9) Which coach is most likely to be fired first?
Kyle: John Tortorella; for reasons I’ve already covered. Mike Gillis is already on thin ice, and he fired Vigneault to save his own ass. If the Torts experiment doesn’t work out and the Canucks find themselves in the basement, BOTH could be wished well on their future endeavours.
TJ: This one is easy in that it’s Peter Laviolette in Philadelphia. The Flyers struggled last year, missing the playoffs, they went out in the second round of the playoffs in his two other seasons after making the Stanley Cup Finals in his first year with the club.
The Flyers are a mess in its cap situation, they have no goaltending and the defense is a group of aged players trying to keep up with the young skaters of the league.
Editors Note: This article was written before the Philadelphia Flyers fired Peter Laviolette on Monday.

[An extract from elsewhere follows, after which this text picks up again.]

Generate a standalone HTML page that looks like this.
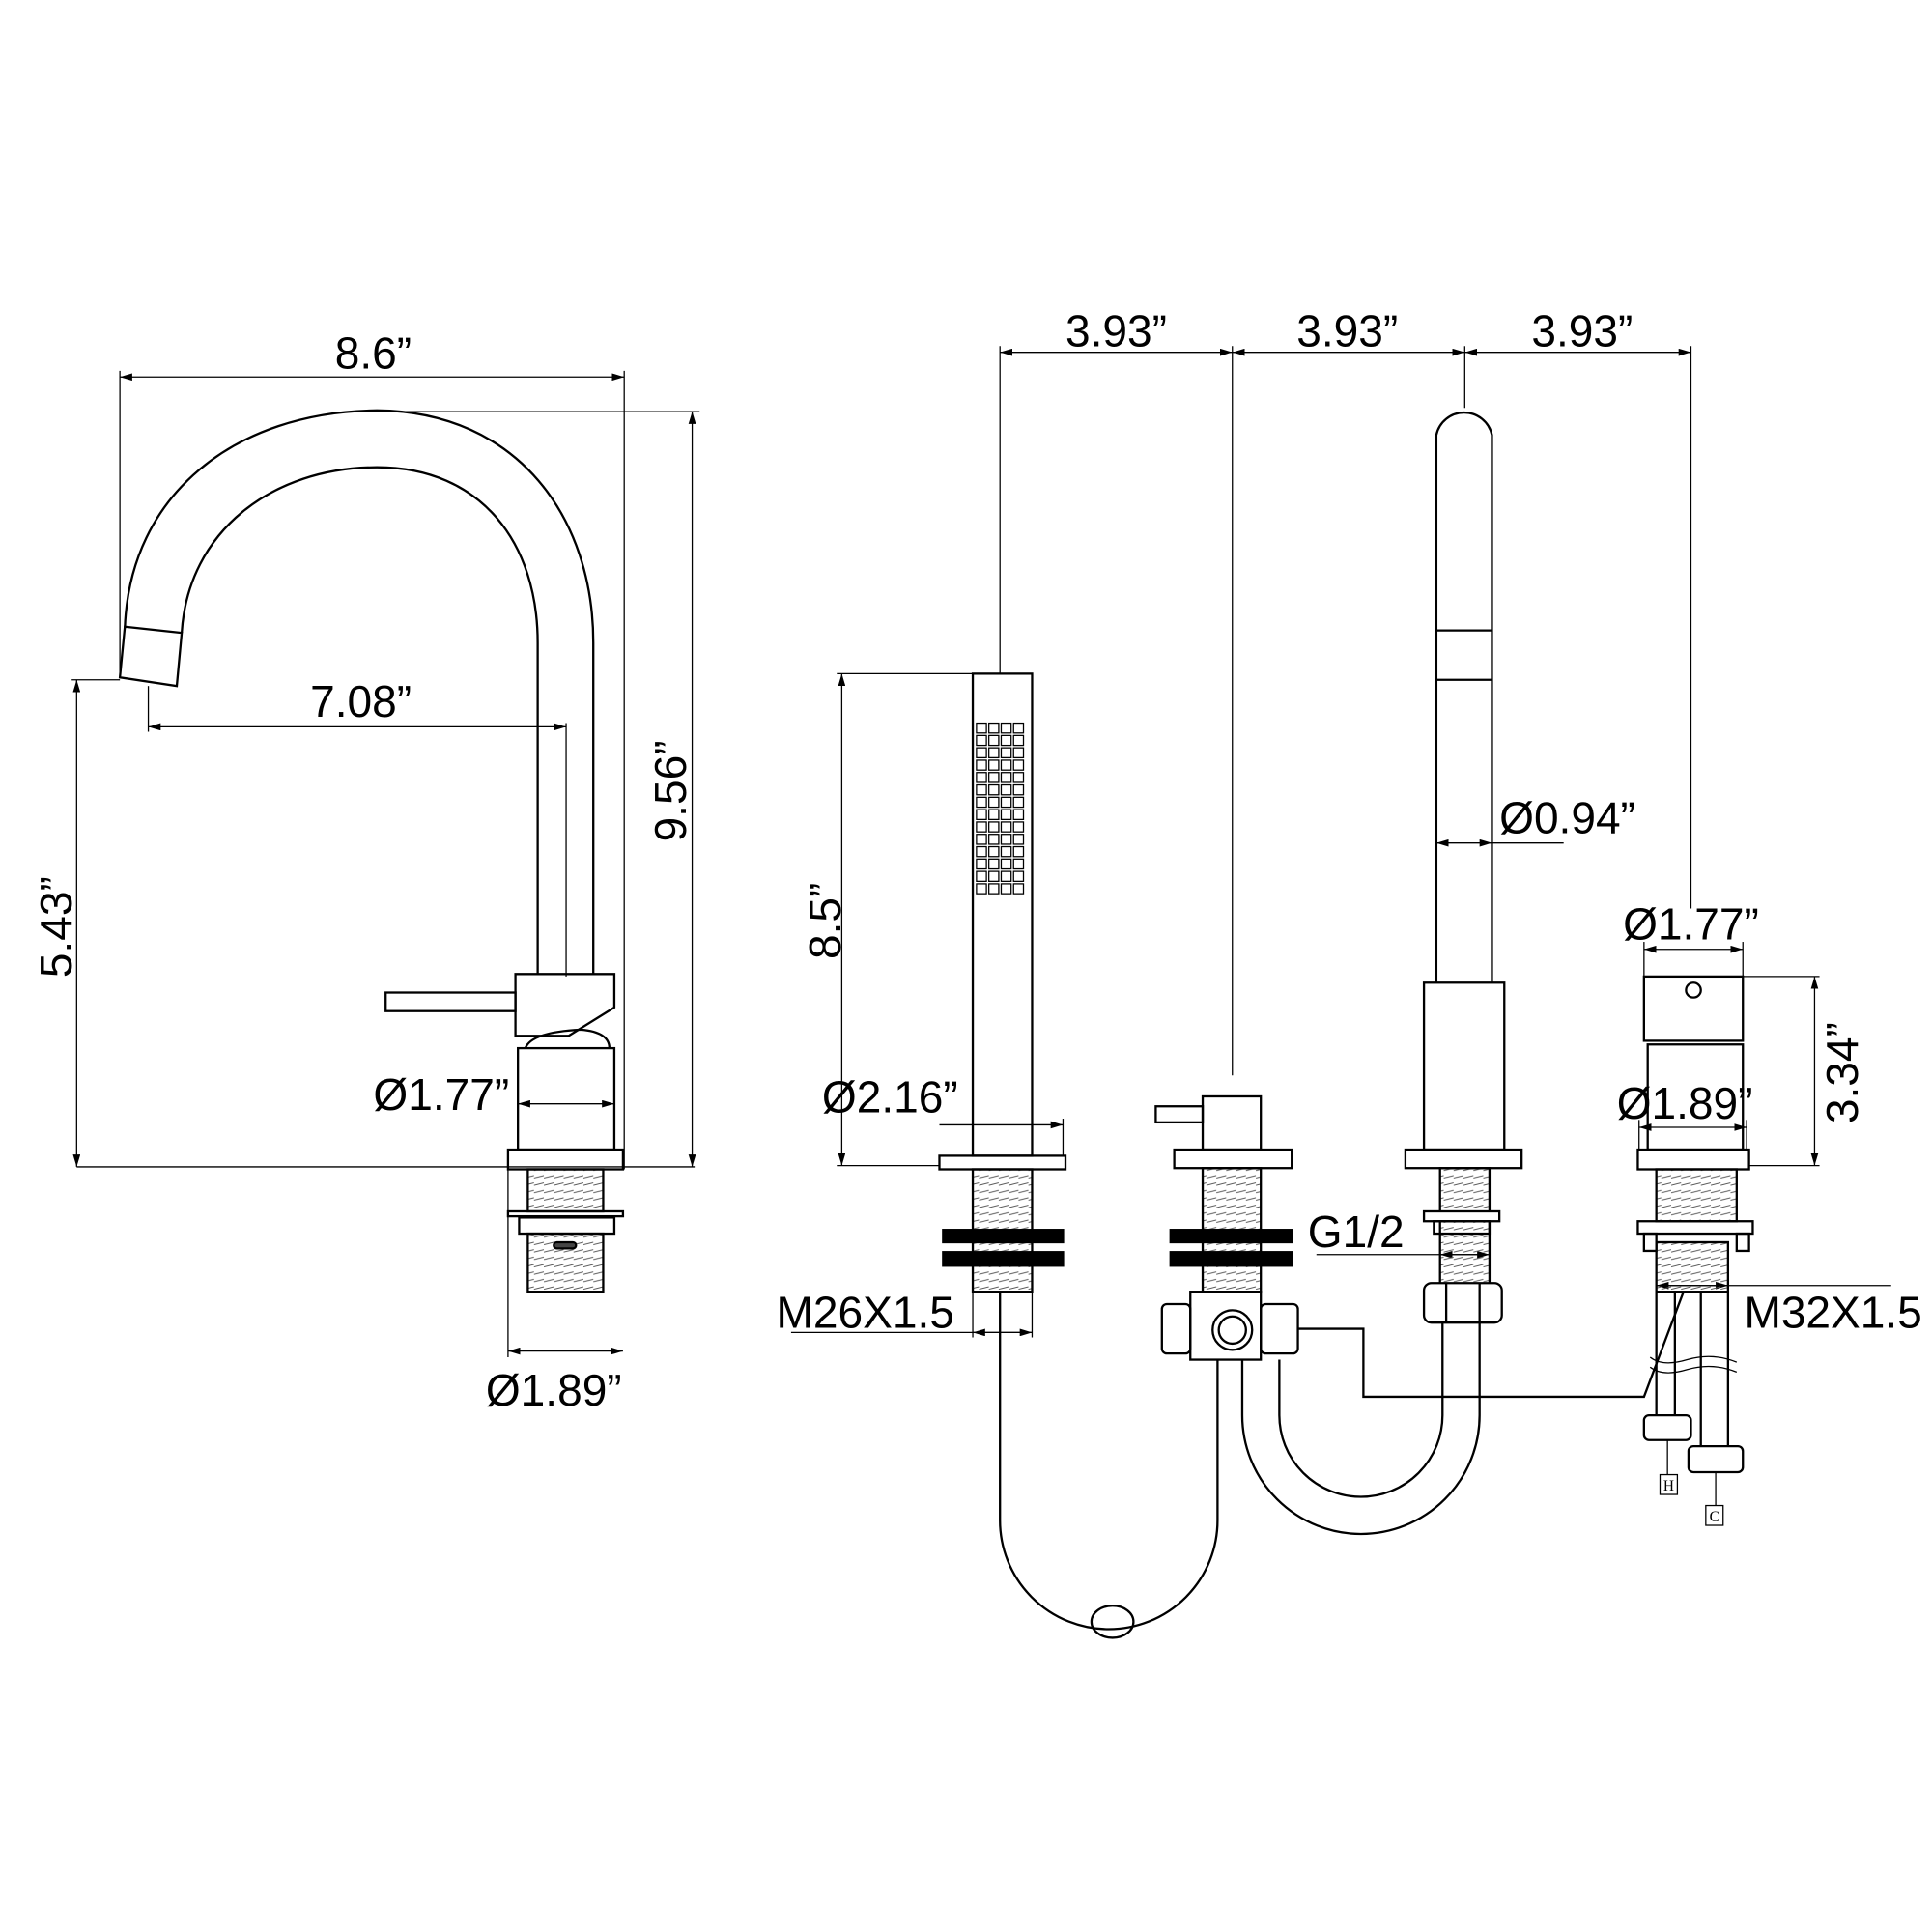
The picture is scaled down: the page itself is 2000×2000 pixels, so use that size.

Great call TJ!
10) Will Jaomir Jagr be traded to the Islanders, thus completing his tour of the Atlantic division.
Kyle: A question asked by my writing colleague. Jagr will be traded before the deadline this season. Jagr is hanging around to try and get his name back on the Stanley cup, and New Jersey is in no position to give it to him. Remember the Stars—Bruins Jagr trade last year; I figure it happens again with New Jersey and someone. As a bubble team the Islanders might be a good fit, but since it’s *technically* a 1 in 29 chance (assuming I’m right and he’s traded) I’ll go with no.
TJ: Sigh, no. But wouldn’t it be awesome if Jagr does get traded to the Islanders thus completing his tour of every Atlantic division club? It would be full circle for the future hall of famer.
That’s all for T.J. and myself, we’ll be back in November to check in on our predictions and see who is smarter (It’s the handsome one named Kyle). Until then, let’s just enjoy another season of Hockey!